J. Davies September 5, 2011 at 10:19 am

I prefer the City of Greater Hobart (Option 3) to be in Option 4 with Regional Amalgalmations, thus reducing 12 councils to 4 councils. 9 councils (Option 3) is too many councils for a total population of approximately 250,000.


David Richardson October 7, 2011 at 10:38 am

I have just read the contribution to this discussion made by the Institute of Architects. This seemed to be a well reasoned contribution, that brought into alignment the range of various other strategies/ plans for the southern region that are forming or have formed.

The idea of a central urban ‘hub’, with three surrounding ‘spokes’ sounds reasonable. This would appear to achieve the twin objectives of improved economic efficiency and local governance. It may also be more politically palatable.

From a financial viability perspective, each of the ‘spokes’ is likely to have a sufficent number of rateable properties within the urbanised part (Sorell, Huonville and New Norfolk) to enable each municipal area to be sustainable. The population for each of the ‘spokes’ would appear to roughly range between 20,000 and 33,000.

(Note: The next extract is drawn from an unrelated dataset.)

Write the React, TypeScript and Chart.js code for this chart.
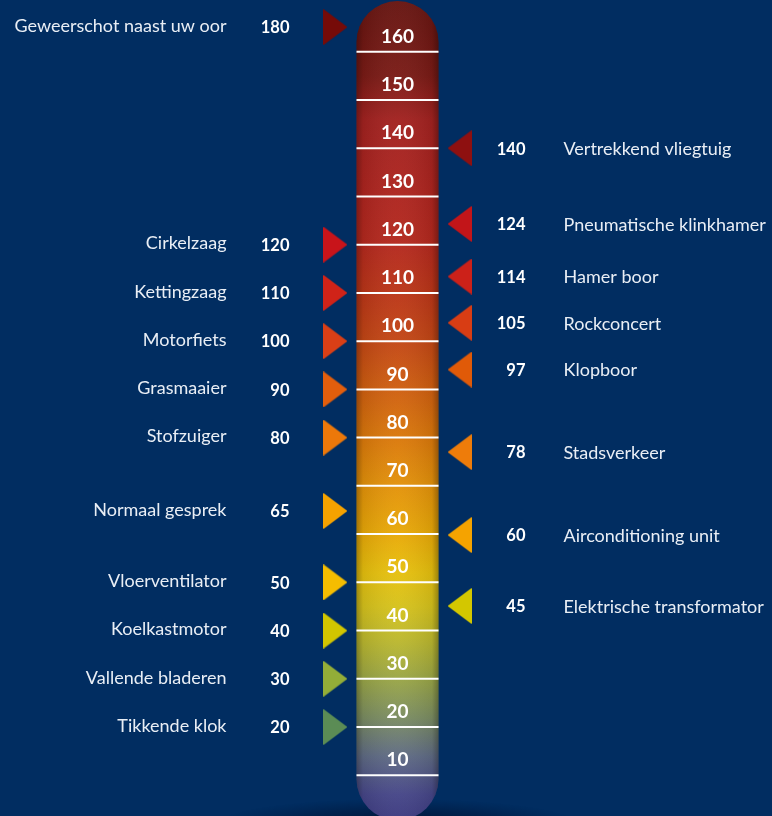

This option may also be more acceptable from a local governance perspective, as each of the three spokes could ensure greater accessibility to local councillors and more closely align communities of interest.

I sense that a single southern council or even options 3 and 4 will be a step too far for the communities involved. I would discard Option 1. It is good idea, but will always prove to be difficult to implement, as evidenced by the recent water and sewerage reforms.


Jim March 1, 2012 at 9:12 am

I really like this option, we need simpler more efficicent councils


Brian Walter April 21, 2012 at 1:11 pm

I think Option 3 gives the greatest gains for now, with the greatest opportunity of success.

A greater Hobart council is a “must have” in my view. There’s no continuing needs for 3 larger Hobart councils in such a small area. We miss too much opportunity for a cohesive approach to transport, infrastructure and planning issues with the current arrangement & Hobart to me has always meant the “greater Hobart” including all the areas proposed in this option 3.

The regional councils will still have their influence in the regional areas & a larger Hobart unit can bring more influence on the national stage.

One suggested amendment to the regional structure is to include Tasman with the larger Sorell Council, as in my view Tasman is unviable as it is.

On the other options, Option 2 with a single regional council would only be fasible if all the State Government(s) ceased to exist. Option 1 is not an option- We need to make local Government more efficient.